### GIVEN TASK
Print word for word the first line of the listing below and every line after it, through the line with "from bokeh.core.properties import value". Leave out the pictures and the rest.
--------------------------------
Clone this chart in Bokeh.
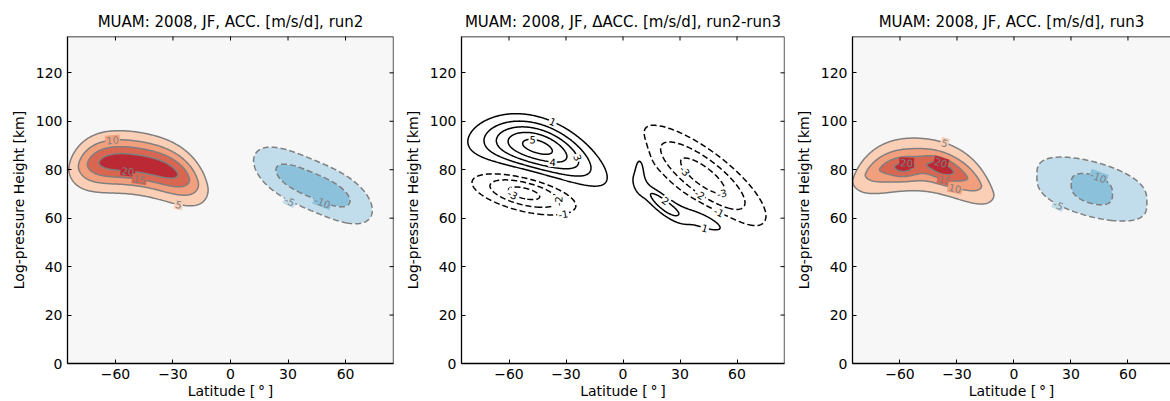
import numpy as np
from bokeh.plotting import figure
from bokeh.layouts import row
from bokeh.models import FixedTicker, Range1d, ColumnDataSource, Span
from bokeh.plotting.contour import contour_data
from bokeh.embed import file_html
from bokeh.resources import INLINE
from bokeh.core.properties import value

# ---------------- data ----------------
titles = ["MUAM: 2008, JF, ACC. [m/s/d], run2",
          "MUAM: 2008, JF, \u0394ACC. [m/s/d], run2-run3",
          "MUAM: 2008, JF, ACC. [m/s/d], run3"]
x_label = "Latitude [\u2009\u00b0\u2009]"
y_label = "Log-pressure Height [km]"
x_ticks = [-60, -30, 0, 30, 60]
y_ticks = [0, 20, 40, 60, 80, 100, 120]

lat = np.arange(-90.0, 90.25, 0.5)
hgt = np.arange(0.0, 135.25, 0.5)

# blob description of each field
run2_lat0 = [-48.0, 43.0]
run2_h0 = [82.5, 73.5]
run2_amp = [23.5, -12.5]
run2_sig_lat = [27.4, 25.3]
run2_sig_h = [6.8, 7.9]
run2_slope = [-0.12, -0.33]
run2_curv = [-0.005, 0.0]
run2_p_lat = [4.0, 3.0]
run2_p_h = [1.75, 2.0]

run3_lat0 = [-47.5, -58.0, -38.0, 41.0]
run3_h0 = [82.0, 80.0, 80.5, 72.0]
run3_amp = [18.0, 5.0, 5.5, -11.2]
run3_sig_lat = [29.6, 5.0, 5.5, 22.8]
run3_sig_h = [5.8, 2.6, 3.2, 9.8]
run3_slope = [-0.076, 0.0, -0.3, -0.19]
run3_curv = [-0.007, 0.0, 0.0, 0.0]
run3_p_lat = [4.0, 2.0, 2.0, 2.0]
run3_p_h = [1.5, 2.0, 2.0, 3.0]

diff_lat0 = [-45.0, -52.0, 42.0, 9.0, 20.0, 42.0]
diff_h0 = [89.5, 70.5, 77.5, 81.0, 66.5, 59.5]
diff_amp = [5.4, -3.4, -3.5, 1.5, 2.3, 1.8]
diff_sig_lat = [20.0, 18.0, 21.0, 2.8, 8.0, 12.5]
diff_sig_h = [6.8, 5.0, 8.0, 7.0, 3.0, 3.2]
diff_slope = [-0.2, -0.17, -0.5, 0.0, -0.6, -0.3]
diff_curv = [-0.004, 0.0, 0.0, 0.0, 0.0, 0.0]
diff_p_lat = [2.0, 2.0, 2.0, 2.0, 2.0, 2.0]
diff_p_h = [2.0, 2.0, 2.0, 2.0, 2.0, 2.0]

fill_levels = [-30, -25, -20, -15, -10, -5, 5, 10, 15, 20, 25, 30]
fill_colors = ["#114680", "#2a71b2", "#4a97c5", "#8cc1dc", "#c1ddeb", "#f7f7f7",
               "#fbceb6", "#f29f7e", "#d96651", "#bb2a34", "#860a24"]
run_neg_levels = [-30, -25, -20, -15, -10, -5]
run_pos_levels = [5, 10, 15, 20, 25, 30]
diff_neg_levels = [-5, -4, -3, -2, -1]
diff_pos_levels = [1, 2, 3, 4, 5, 6]

# ---------------- styling ----------------
FONT = "DejaVu Sans"
FRAME_W = 326
FRAME_H = 327
X0 = -85.0
Y1 = 135.0
GRAY = "#7f7f7f"

# where the inline contour labels go: (level, lat, height) hints
run2_label_hints = [(10, -61.6, 91.8), (20, -53.0, 82.0), (15, -47.0, 78.6), (5, -27.0, 66.5),
                    (-5, 30.0, 66.0), (-10, 47.8, 65.8)]
run3_label_hints = [(5, -36.5, 90.9), (20, -56.3, 83.3), (20, -38.0, 84.0), (15, -37.2, 73.6),
                    (10, -32.0, 69.5), (-10, 43.7, 75.7), (-5, 24.5, 66.7)]
diff_label_hints = [(1, -37.9, 98.0), (5, -47.8, 90.2), (4, -36.9, 83.3), (3, -27.0, 84.0),
                    (-3, -57.4, 70.2), (-1, -32.2, 65.0), (-2, -27.0, 67.4),
                    (-3, 28.5, 77.0), (-2, 43.3, 73.0), (-3, 52.0, 70.9), (-1, 52.9, 66.0),
                    (2, 24.2, 68.8), (1, 43.3, 56.4)]


def field(lat0s, h0s, amps, slats, shs, slopes, curvs, plats, phs):
    LAT, H = np.meshgrid(lat, hgt)
    Z = np.zeros_like(LAT)
    for a, b, A, sl, sh, s, c, pl, ph in zip(lat0s, h0s, amps, slats, shs, slopes, curvs, plats, phs):
        dx = LAT - a
        dy = H - (b + s * dx + c * dx ** 2)
        Z += A * np.exp(-0.5 * (np.abs(dx / sl) ** pl + np.abs(dy / sh) ** ph))
    return Z


def split_paths(xs, ys):
    try:
        a = np.asarray(xs, dtype=float).ravel()
        b = np.asarray(ys, dtype=float).ravel()
    except (ValueError, TypeError):
        res = []
        for u, v in zip(xs, ys):
            res += split_paths(u, v)
        return res
    res = []
    nan = np.isnan(a) | np.isnan(b)
    start = 0
    for i in list(np.where(nan)[0]) + [len(a)]:
        if i - start > 1:
            res.append((a[start:i], b[start:i]))
        start = i + 1
    return res


def add_labels(p, Z, hints, color, x1, bg_for_level):
    sx = FRAME_W / (x1 - X0)
    sy = FRAME_H / Y1
    levels = sorted(set(h[0] for h in hints))
    cd = contour_data(lat, hgt, Z, levels, want_fill=False, want_line=True)
    paths = {}
    for lev, xs, ys in zip(levels, cd.line_data.xs, cd.line_data.ys):
        paths[lev] = split_paths(xs, ys)
    lx, ly, lt, la, lb = [], [], [], [], []
    for lev, hx, hy in hints:
        best = None
        for px, py in paths.get(lev, []):
            if len(px) < 3:
                continue
            d = np.hypot((px - hx) * sx, (py - hy) * sy)
            i = int(np.argmin(d))
            if best is None or d[i] < best[0]:
                best = (d[i], px, py, i)
        if best is None:
            continue
        _, px, py, i = best
        i0, i1 = max(i - 2, 0), min(i + 2, len(px) - 1)
        ang = np.arctan2((py[i1] - py[i0]) * sy, (px[i1] - px[i0]) * sx)
        if ang > np.pi / 2:
            ang -= np.pi
        if ang < -np.pi / 2:
            ang += np.pi
        lx.append(px[i]); ly.append(py[i]); la.append(ang)
        lt.append(str(int(lev))); lb.append(bg_for_level(lev))
    src = ColumnDataSource(dict(x=lx, y=ly, text=lt, angle=la, bg=lb))
    p.text(x="x", y="y", text="text", angle="angle", source=src,
           text_font=value(FONT), text_font_size="10px", text_color=color,
           text_align="center", text_baseline="middle",
           background_fill_color="bg", padding=1)


def run_bg(lev):
    # fill colour of the band just inside the labelled contour
    if lev > 0:
        i = fill_levels.index(lev)
    else:
        i = fill_levels.index(lev) - 1
    return fill_colors[max(0, min(i, len(fill_colors) - 1))]


def style_axis(ax):
    ax.axis_line_color = "black"
    ax.axis_line_width = 1.3
    ax.major_tick_line_color = "black"
    ax.major_tick_line_width = 1
    ax.major_tick_in = 4
    ax.major_tick_out = 0
    ax.minor_tick_line_color = None
    ax.major_label_text_font = FONT
    ax.major_label_text_color = "black"
    ax.major_label_text_font_size = "14px"
    ax.axis_label_text_font = FONT
    ax.axis_label_text_font_size = "14px"
    ax.axis_label_text_font_style = "normal"
    ax.axis_label_text_color = "black"


def make_fig(title, width, min_left, min_right, x1, bg):
    p = figure(width=width, height=401, x_range=Range1d(X0, x1), y_range=Range1d(0, Y1),
               output_backend="svg", toolbar_location=None, title=title,
               min_border_left=min_left, min_border_right=min_right,
               min_border_top=36, min_border_bottom=38,
               background_fill_color=bg, border_fill_color="white", outline_line_color=None)
    p.grid.visible = False
    p.title.align = "center"
    p.title.text_font = FONT
    p.title.text_font_size = "15px"
    p.title.text_font_style = "normal"
    p.title.text_color = "black"
    p.title.standoff = 12
    p.xaxis.ticker = FixedTicker(ticks=x_ticks)
    p.yaxis.ticker = FixedTicker(ticks=y_ticks)
    p.xaxis.major_label_overrides = {t: str(t).replace("-", "\u2212") for t in x_ticks}
    p.xaxis.axis_label = x_label
    p.yaxis.axis_label = y_label
    style_axis(p.xaxis[0])
    style_axis(p.yaxis[0])
    p.xaxis.major_label_standoff = 5
    p.xaxis.axis_label_standoff = 1
    p.yaxis.major_label_standoff = 5
    p.yaxis.axis_label_standoff = 6
    return p


def add_frame_ticks(p, x1, right_side=True):
    # top spine and inward ticks
    p.add_layout(Span(location=Y1, dimension="width", line_color="black", line_width=1.3))
    p.scatter(x=x_ticks, y=[Y1] * len(x_ticks), marker="dash", size=8, angle=np.pi / 2,
              line_color="black", line_width=1)
    if right_side:
        p.add_layout(Span(location=x1, dimension="height", line_color="black", line_width=1.3))
        p.scatter(x=[x1] * len(y_ticks), y=y_ticks, marker="dash", size=8,
                  line_color="black", line_width=1)


# panel 1: run2
z2 = field(run2_lat0, run2_h0, run2_amp, run2_sig_lat, run2_sig_h, run2_slope, run2_curv, run2_p_lat, run2_p_h)
p1 = make_fig(titles[0], 401, 67, 8, 85.0, "#f7f7f7")
p1.contour(lat, hgt, z2, levels=fill_levels, fill_color=fill_colors)
p1.contour(lat, hgt, z2, levels=run_pos_levels, line_color=GRAY, line_width=1.5)
p1.contour(lat, hgt, z2, levels=run_neg_levels, line_color=GRAY, line_width=1.5, line_dash="6 3")
add_labels(p1, z2, run2_label_hints, GRAY, 85.0, run_bg)
add_frame_ticks(p1, 85.0)

# panel 2: difference
zd = field(diff_lat0, diff_h0, diff_amp, diff_sig_lat, diff_sig_h, diff_slope, diff_curv, diff_p_lat, diff_p_h)
p2 = make_fig(titles[1], 391, 57, 8, 85.0, "white")
p2.contour(lat, hgt, zd, levels=diff_pos_levels, line_color="black", line_width=1.5)
p2.contour(lat, hgt, zd, levels=diff_neg_levels, line_color="black", line_width=1.5, line_dash="6 3")
add_labels(p2, zd, diff_label_hints, "black", 85.0, lambda lev: "white")
add_frame_ticks(p2, 85.0)

# panel 3: run3
x1_3 = X0 + 321 * 170.0 / FRAME_W
z3 = field(run3_lat0, run3_h0, run3_amp, run3_sig_lat, run3_sig_h, run3_slope, run3_curv, run3_p_lat, run3_p_h)
p3 = make_fig(titles[2], 378, 57, 0, x1_3, "#f7f7f7")
p3.contour(lat, hgt, z3, levels=fill_levels, fill_color=fill_colors)
p3.contour(lat, hgt, z3, levels=run_pos_levels, line_color=GRAY, line_width=1.5)
p3.contour(lat, hgt, z3, levels=run_neg_levels, line_color=GRAY, line_width=1.5, line_dash="6 3")
add_labels(p3, z3, run3_label_hints, GRAY, x1_3, run_bg)
add_frame_ticks(p3, x1_3, right_side=False)

layout = row(p1, p2, p3)
open("out.html", "w").write(file_html(layout, INLINE))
--------------------------------
### RESULT BELOW
Clone this chart in Bokeh.
import numpy as np
from bokeh.plotting import figure
from bokeh.layouts import row
from bokeh.models import FixedTicker, Range1d, ColumnDataSource, Span
from bokeh.plotting.contour import contour_data
from bokeh.embed import file_html
from bokeh.resources import INLINE
from bokeh.core.properties import value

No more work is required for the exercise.